We had slowly made our way six or seven hundred yards from the parked vehicles, meandering through the washes, and over the steep, washed-out hills, and we began working west along the bottom of a sandy wash that was approximately 5 to 7 yards wide. To our west and north was a vertical embankment about fifteen feet high, and to the south was a rocky, sharply sloping wall that was heavily lined with brush. Approximately thirty yards in front of us the wash took a sharp turn back to the southeast, and as we approached the bend I began to slowly make my way up the sharply sloping finger that made up the southern wall of the wash. After moving approximately 3 to 5 yards up the slope I noticed a strange looking bush about 15 yards away. The bush was about 24-inches long, and looked like a broom head made of fine, dark brown bristles. Another step or two brought the full bush into view, and much to my surprise and pleasure, it was a javelina! I quickly motioned for my brother to stop, and drew the .44 Super Redhawk from the holster. I had installed a gold bead front sight, and V rear sight, which made sighting on the animal very easy. I quickly lined up the sights, settled down, and pulled the trigger. At the shot I learned something very important, that should have been very obvious...a .44 magnum is LOUD! I always shoot with double hearing protection, but for some reason wearing hearing protection while hunting hadn't crossed my mind. I have never forgotten how badly my ears rang, and now whenever I am hunting I always wear hearing protection.

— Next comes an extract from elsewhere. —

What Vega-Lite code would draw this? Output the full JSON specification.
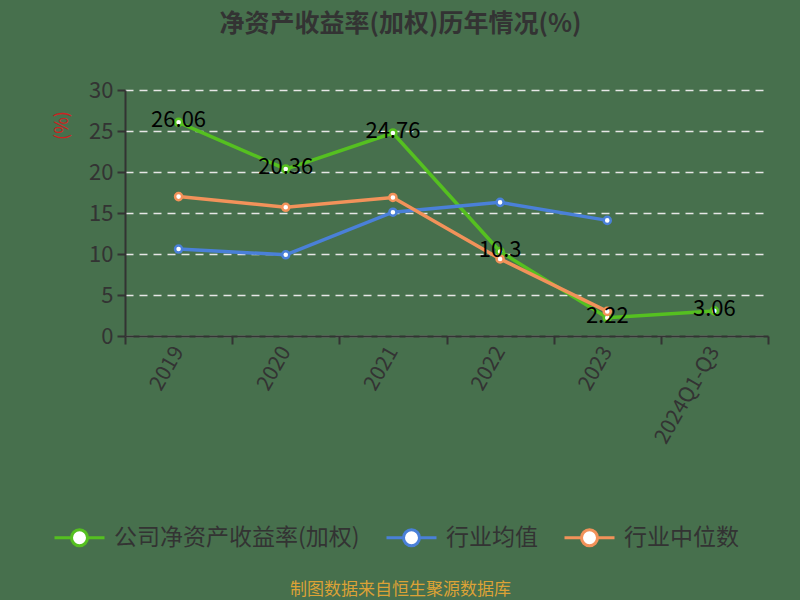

At the shot the javelina dropped out of sight, and I saw the rest of the herd scatter. I called to my brother to follow me up to the top of the embankment, where we found the dead javelina and the rest of the herd long gone. My brother snapped a couple of pictures, and then I began the obligatory chore of field dressing the animal. The javelina wasn't very large, and so we lashed its feet together with some cord, and I slung the javelina across my back for the hike to the vehicles. Remember earlier when I mentioned that I had skipped breakfast? Well, when we were about 30 yards from where the vehicles were parked I completely ran out of energy and became lightheaded. I made it back just in time to drop the javelina next to the van and grab a peanut butter and honey sandwich from the cooler.
My strength returned within a few minutes of finishing the sandwich, and we (meaning mostly me) set about skinning the javelina. Once we finished the skinning, we took and draped the cape over a log that was near the side of the road in order to at least give any road hunters some excitement of seeing a “javelina”. We were just finishing getting the vehicles packed when a very nice game warden came up and asked all of the normal questions, checked the tag, and quietly went on his way. We packed up, and headed down the road in the same direction the game warden had left, and not too far up the road I spotted a pair of binoculars sitting in the middle of the road. I jumped out and found a very nice pair of Zeiss binoculars with an Arizona Game and Fish Department property tag on them. The game warden had either set the binoculars on top of his truck and driven off, or they had jumped out of the truck when he had driven over a particularly nasty bump. How they had ended up on the road didn't really matter, I just wanted to track down the game warden and return his binoculars. We continued in the same direction, and hoped that the game warden hadn’t turned off anywhere. Luckily we found him not more than a mile up the road, and he was very appreciative for the return of his binoculars. We continued to the end of the dirt road and turned south on to Highway 288 for the trip home, satisfied to finally be bringing home the bacon.
You know, I miss the Arizona desert in the spring. I think it's about time I freed up some time for javelina hunting.